Do you agree with Suarez that people are placing too much importance on this incident? If you were Uruguay’s coach or one of their players, what would you say to Suarez? When one person “goes rogue” in a group, how can it affect the group as a whole?

Why do people tend to justify the bad behavior of their friends and associates? When you really care about someone, is it better to defend them or to encourage them to straighten up? Explain.

Besides athletic competitions, what are some other times when emotion tends to trump reason? Do you think that’s more likely to happen to younger people than to older people? Why or why not?

How much self-control do you usually have? What frustrations push you to the breaking point, and how do you try to rein in those feelings?

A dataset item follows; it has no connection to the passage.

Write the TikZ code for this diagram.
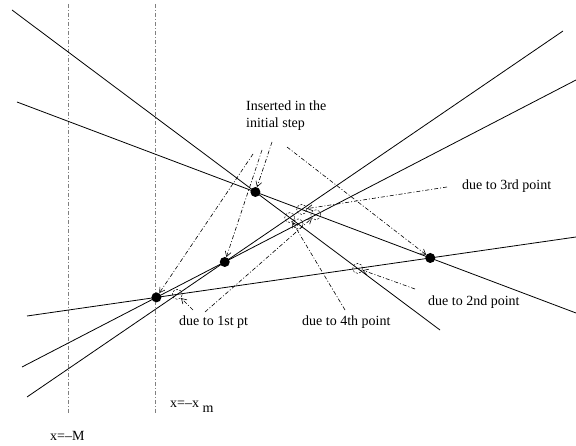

Why do you think the Bible includes self-control as a fruit of the Spirit, along with more obvious things, such as love and joy? What can our self-control—or lack of it—convey to other people about Jesus? about our faith?

Why do we often do what we don’t want to do, and vice versa? As sinful humans, is there any way to get around that contradiction? If so, explain.

In what ways is the Christian life like a race or a sporting event? As you grow up, do you expect that following Jesus will get easier or more difficult? Explain. How can you set a good foundation now for your faith journey in the future?

Scripture links: Proverbs 25:28; Romans 7:15-20; 1 Corinthians 9:24-27; Galatians 5:22-23; Titus 2:11-15; and 2 Peter 1:5-11.